MS. MANDEL: I believe that the rules of the Court
THE COURT: Another $100, $300 in contempt of Court. You have a choice to answer one of these three questions; the defendant will testify, will not testify, or you do not know whether or not
MS. MANDEL: Your Honor, the record will reflect the prosecutor is sitting in the courtroom and I believe that he is not entitled
THE COURT: Four hundred dollars. Now, it's another hundred dollars in contempt, Ms. Mandel.
MS. MANDEL: As a witness, it's protected by the constitution whether or not I call my client.
THE COURT: Ms. Mandel, if you don't keep quiet, you're going up another hundred dollars. All this contempt is in front of this Court. You have a simple question. Answer it.
MS. MANDEL: Your Honor, my answer is that I know whether or not I intend to call my client.
THE COURT: Will you answer my question? Is he going to testify, not testify, or you do not know. Now, there is three questions.
MS. MANDEL: Your Honor, I don't believe that I am required to answer that question.
THE COURT: All right, another hundred dollars in contempt. You're going up to $600 in contempt at this time, Ms. Mandel.

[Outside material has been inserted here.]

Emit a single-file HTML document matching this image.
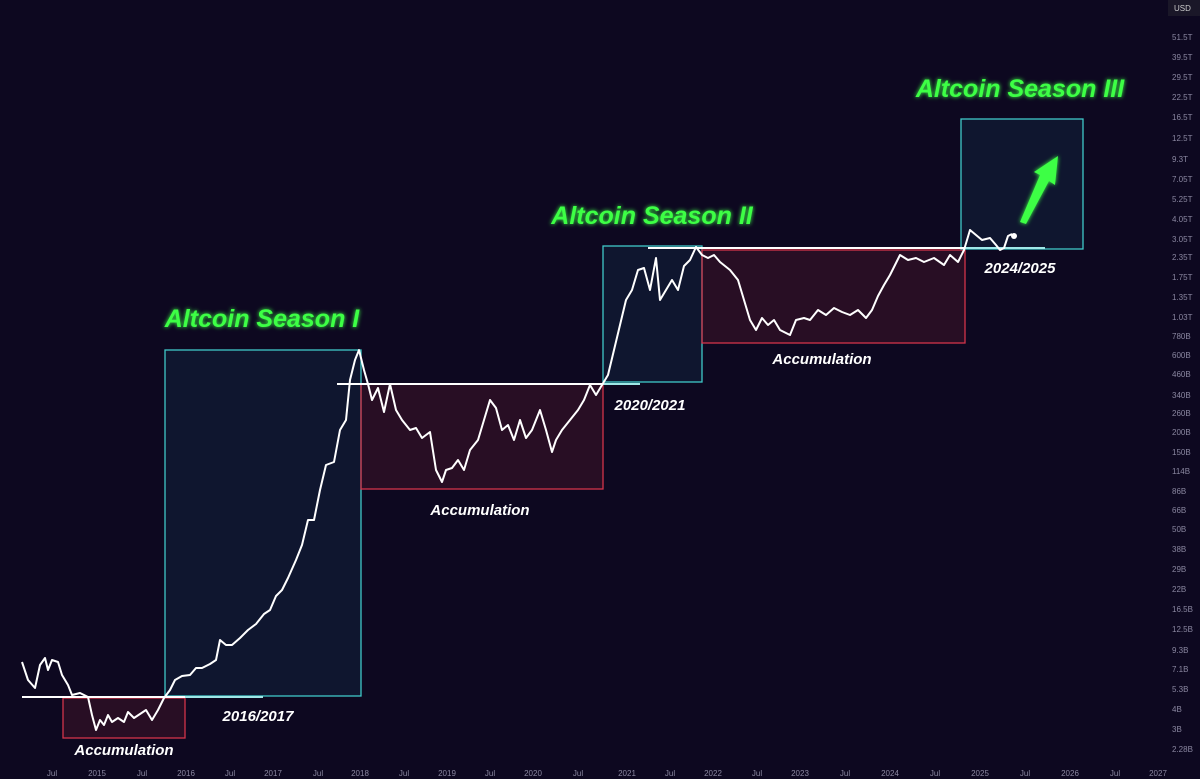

The judge's ten-page Order For Contempt, see R. 1:10-1, recites the circumstances that led up to the quoted exchange and the events occurring thereafter. In it, the Judge criticizes Ms. Mandell's conduct in numerous respects. Although the recital of events gives us a valuable insight into the atmosphere *129 in which the matter on appeal arose, it does not determine the outcome. The only conduct the judge held to be contumacious was Ms. Mandell's refusal to reveal whether her client would testify. The judge ultimately imposed a total fine of $100.
Our responsibility is to review a summary conviction for contempt "on the law and the facts," and "render such judgment and order for enforcement thereof as [is] just under the circumstances." R. 2:10-4. We consider the matter de novo on the record, and adjudicate both guilt and punishment. State v. Vasky, 203 N.J. Super. 91, 99, 495 A.2d 1347 (App.Div. 1985). De novo review is a "fail-safe" mechanism for insuring that the contempt power is not abused. In the Matter of Daniels, 118 N.J. 51, 62, 570 A.2d 416 cert. denied, ___ U.S. ___, 111 S.Ct. 371, 112 L.Ed.2d 333 (1990).
Contempt in the presence of the court is a disobedience of the court by acting in opposition to its authority and dignity. It is any act which is calculated to, or tends to embarrass, hinder, impede, frustrate, or obstruct the court, or lessen its authority or dignity. See In re Daniels, supra, 118 N.J. at 68-69, 570 A.2d 416.
Ordinarily, it is no defense to a charge of contempt that the court order which was violated was erroneous. The person's duty is to comply or, if possible, obtain a stay, and to appeal. United States v. Mine Workers, 330 U.S. 258, 293, 67 S.Ct. 677, 695, 91 L.Ed. 884 (1947). Similarly, good motives do not excuse the intentional violation of a court order. In re Carton, 48 N.J. 9, 16, 222 A.2d 92 (1966); In re Spann, 183 N.J. Super. 62, 69, 443 A.2d 239 (App.Div. 1982). Although appeal can be a time-consuming process, the injury flowing from interim compliance with an erroneous court order is ordinarily curable.
Not so here. Where the erroneous order requires an attorney to violate the attorney-client privilege and reveal constitutionally protected information, the consequences of immediate *130 compliance cannot be reversed along with the contempt conviction. The damage will have been done.
The United States Supreme Court has adopted a rule to protect communications deserving constitutional protection. In Maness v. Meyers, 419 U.S. 449, 95 S.Ct. 584, 42 L.Ed.2d 574 (1975), a witness in a civil proceeding was incorrectly ordered to answer certain questions. His lawyer advised him not to answer to avoid self-incrimination. The judge held the lawyer in contempt. The Supreme Court reversed, and ruled that, in such cases, a "precompliance review" should be available.